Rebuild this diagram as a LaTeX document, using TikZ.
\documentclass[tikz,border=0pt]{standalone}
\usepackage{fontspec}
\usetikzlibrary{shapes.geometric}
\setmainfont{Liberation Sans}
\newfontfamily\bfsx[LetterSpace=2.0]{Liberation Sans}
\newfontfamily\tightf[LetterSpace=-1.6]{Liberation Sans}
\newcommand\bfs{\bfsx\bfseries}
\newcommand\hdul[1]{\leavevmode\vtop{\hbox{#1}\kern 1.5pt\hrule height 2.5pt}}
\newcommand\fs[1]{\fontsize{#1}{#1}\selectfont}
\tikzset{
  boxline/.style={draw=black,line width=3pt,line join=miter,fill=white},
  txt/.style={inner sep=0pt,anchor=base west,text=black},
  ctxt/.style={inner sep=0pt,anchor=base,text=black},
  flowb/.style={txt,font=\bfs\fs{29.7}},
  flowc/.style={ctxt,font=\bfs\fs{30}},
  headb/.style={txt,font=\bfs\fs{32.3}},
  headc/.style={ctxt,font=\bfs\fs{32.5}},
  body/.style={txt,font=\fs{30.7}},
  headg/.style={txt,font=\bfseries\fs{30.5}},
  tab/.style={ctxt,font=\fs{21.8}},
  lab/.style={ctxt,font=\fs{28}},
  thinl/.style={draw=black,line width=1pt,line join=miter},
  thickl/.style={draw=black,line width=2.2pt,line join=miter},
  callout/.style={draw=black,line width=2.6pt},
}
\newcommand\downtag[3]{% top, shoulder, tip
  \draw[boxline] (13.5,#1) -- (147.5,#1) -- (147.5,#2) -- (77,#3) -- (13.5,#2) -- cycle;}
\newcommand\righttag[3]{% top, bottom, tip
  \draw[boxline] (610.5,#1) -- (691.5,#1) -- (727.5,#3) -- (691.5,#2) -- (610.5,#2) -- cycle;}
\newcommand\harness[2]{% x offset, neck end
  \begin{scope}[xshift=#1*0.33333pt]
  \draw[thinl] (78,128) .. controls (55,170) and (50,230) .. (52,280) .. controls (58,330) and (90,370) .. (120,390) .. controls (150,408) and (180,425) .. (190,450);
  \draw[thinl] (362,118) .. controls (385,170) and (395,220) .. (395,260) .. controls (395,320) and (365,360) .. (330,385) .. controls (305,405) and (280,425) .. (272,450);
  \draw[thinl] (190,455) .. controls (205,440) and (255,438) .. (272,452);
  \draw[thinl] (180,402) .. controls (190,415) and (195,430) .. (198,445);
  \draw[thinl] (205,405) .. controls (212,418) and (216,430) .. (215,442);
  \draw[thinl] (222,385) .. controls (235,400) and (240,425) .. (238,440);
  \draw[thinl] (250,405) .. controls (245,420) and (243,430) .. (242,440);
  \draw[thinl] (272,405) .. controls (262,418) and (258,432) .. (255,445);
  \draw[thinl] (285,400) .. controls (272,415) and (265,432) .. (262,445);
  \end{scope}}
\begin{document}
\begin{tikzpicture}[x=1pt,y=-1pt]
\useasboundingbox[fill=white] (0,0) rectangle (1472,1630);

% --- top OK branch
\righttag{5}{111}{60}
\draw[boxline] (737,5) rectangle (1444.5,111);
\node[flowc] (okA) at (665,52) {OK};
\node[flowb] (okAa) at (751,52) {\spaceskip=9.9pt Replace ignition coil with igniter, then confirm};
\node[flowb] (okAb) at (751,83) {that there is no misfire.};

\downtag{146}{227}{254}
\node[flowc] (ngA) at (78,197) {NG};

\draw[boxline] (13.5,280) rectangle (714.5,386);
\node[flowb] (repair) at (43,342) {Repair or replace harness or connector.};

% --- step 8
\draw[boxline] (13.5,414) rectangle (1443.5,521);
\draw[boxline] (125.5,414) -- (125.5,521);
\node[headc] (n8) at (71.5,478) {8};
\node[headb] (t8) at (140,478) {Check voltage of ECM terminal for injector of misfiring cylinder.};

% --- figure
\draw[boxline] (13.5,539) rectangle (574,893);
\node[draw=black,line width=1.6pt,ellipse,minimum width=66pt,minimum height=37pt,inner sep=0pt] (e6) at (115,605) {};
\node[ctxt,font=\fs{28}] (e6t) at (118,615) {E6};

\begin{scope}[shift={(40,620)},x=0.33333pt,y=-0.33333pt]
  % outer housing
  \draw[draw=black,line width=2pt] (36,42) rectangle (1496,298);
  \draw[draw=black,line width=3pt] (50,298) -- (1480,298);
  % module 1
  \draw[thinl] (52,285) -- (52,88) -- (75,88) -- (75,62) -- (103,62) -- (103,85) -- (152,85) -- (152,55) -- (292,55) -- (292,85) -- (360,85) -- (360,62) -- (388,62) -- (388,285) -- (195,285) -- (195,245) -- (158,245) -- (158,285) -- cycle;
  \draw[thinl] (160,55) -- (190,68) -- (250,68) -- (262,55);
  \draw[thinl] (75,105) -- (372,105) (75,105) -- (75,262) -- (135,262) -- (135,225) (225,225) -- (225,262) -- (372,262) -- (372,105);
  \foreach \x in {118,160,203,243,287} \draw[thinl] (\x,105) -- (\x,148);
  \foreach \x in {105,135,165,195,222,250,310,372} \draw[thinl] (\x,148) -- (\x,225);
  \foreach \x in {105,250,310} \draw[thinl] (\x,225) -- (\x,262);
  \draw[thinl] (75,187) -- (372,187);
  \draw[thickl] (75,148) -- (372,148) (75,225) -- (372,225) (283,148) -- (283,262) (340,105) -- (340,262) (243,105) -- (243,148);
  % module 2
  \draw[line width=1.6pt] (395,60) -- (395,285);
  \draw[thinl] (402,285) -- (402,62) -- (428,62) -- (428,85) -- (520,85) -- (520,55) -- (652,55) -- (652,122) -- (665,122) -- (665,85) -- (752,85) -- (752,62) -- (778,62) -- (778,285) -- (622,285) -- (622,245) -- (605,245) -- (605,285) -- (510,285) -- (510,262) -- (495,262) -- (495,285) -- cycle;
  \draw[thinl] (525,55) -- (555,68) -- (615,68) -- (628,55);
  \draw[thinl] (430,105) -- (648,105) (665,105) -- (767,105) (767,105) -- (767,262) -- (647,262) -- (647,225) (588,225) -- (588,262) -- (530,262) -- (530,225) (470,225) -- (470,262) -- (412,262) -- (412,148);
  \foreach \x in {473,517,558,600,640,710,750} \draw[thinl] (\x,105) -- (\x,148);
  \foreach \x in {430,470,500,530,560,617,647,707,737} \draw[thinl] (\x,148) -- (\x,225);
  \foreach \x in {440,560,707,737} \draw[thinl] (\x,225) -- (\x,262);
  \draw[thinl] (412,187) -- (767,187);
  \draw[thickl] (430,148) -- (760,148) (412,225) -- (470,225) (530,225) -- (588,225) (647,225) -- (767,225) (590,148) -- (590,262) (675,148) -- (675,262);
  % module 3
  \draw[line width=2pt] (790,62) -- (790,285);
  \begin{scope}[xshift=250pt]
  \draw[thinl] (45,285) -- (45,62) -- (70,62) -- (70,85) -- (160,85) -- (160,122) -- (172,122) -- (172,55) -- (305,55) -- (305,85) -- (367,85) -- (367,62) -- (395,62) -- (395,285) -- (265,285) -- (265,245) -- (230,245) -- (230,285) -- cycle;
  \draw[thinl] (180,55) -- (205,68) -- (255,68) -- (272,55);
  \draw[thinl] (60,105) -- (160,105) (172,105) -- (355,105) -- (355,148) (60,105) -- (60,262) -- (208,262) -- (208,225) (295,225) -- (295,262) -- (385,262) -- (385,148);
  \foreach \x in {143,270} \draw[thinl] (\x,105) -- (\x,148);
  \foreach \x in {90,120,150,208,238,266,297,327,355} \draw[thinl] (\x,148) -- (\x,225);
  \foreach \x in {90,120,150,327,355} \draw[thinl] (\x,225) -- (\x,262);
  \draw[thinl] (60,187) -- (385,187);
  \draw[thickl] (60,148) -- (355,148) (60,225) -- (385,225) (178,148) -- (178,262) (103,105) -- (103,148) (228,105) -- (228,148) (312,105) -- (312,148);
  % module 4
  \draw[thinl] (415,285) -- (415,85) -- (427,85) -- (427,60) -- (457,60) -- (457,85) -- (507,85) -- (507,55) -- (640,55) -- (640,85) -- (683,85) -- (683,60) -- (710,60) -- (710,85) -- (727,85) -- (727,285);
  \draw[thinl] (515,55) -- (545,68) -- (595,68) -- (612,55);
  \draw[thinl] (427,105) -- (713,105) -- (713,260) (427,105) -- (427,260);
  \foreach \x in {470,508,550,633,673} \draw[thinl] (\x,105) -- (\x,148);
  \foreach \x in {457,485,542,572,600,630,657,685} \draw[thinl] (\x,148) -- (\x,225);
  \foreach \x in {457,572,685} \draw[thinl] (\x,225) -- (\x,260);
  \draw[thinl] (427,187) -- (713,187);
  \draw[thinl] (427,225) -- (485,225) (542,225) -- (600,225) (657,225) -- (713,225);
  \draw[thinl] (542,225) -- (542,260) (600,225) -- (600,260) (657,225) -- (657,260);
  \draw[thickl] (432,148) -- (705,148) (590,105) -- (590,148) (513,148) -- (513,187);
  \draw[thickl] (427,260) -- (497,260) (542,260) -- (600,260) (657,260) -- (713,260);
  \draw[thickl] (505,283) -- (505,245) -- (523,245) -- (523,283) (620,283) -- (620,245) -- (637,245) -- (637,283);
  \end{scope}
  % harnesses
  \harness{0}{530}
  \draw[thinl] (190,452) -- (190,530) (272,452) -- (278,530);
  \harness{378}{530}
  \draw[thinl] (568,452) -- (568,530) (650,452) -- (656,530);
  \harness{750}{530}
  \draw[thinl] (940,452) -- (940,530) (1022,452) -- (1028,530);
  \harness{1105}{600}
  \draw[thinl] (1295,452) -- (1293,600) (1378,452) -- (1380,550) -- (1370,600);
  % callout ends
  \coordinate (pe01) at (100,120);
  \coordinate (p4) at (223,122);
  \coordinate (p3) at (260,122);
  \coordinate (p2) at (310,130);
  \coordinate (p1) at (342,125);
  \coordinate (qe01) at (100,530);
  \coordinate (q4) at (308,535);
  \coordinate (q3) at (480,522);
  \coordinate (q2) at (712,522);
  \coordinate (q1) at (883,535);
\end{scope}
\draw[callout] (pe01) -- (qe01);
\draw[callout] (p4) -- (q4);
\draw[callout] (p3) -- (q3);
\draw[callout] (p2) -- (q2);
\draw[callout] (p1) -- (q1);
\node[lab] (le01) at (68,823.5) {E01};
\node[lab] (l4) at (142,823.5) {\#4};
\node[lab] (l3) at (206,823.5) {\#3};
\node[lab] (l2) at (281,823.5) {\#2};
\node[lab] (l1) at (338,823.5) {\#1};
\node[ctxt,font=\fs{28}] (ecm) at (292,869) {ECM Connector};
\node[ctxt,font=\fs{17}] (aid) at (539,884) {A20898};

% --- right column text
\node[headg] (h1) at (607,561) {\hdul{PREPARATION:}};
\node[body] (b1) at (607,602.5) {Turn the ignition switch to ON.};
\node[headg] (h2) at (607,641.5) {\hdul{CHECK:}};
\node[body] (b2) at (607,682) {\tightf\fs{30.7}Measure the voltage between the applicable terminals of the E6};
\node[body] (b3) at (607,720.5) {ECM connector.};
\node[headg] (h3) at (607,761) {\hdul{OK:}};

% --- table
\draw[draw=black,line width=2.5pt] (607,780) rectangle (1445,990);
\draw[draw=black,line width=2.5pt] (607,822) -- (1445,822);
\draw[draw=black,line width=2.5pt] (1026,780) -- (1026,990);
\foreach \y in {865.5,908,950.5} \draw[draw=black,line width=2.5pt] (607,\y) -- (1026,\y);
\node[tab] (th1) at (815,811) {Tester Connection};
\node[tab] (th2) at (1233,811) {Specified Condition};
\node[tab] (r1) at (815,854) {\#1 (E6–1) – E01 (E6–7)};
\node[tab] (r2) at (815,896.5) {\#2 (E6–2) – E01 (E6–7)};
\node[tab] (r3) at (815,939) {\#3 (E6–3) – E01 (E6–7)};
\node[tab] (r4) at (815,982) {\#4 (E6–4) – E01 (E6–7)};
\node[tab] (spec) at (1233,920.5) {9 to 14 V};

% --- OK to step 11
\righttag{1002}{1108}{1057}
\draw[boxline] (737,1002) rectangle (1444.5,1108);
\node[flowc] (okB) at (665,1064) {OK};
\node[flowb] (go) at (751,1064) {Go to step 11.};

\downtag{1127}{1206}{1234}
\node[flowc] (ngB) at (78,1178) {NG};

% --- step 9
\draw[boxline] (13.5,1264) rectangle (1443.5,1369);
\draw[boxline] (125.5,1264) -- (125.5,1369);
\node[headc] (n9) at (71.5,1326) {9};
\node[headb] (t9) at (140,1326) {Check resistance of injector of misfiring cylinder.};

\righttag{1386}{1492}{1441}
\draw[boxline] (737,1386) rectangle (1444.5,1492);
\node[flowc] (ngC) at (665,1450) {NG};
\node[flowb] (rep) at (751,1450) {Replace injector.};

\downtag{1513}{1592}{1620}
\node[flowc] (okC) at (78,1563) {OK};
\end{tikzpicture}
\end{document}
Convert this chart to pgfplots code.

EXERCISE AIM: Copy each line of the listing that holds the word "this".

RESPONSE TO THE TASK:
Rebuild this diagram as a LaTeX document, using TikZ.
Convert this chart to pgfplots code.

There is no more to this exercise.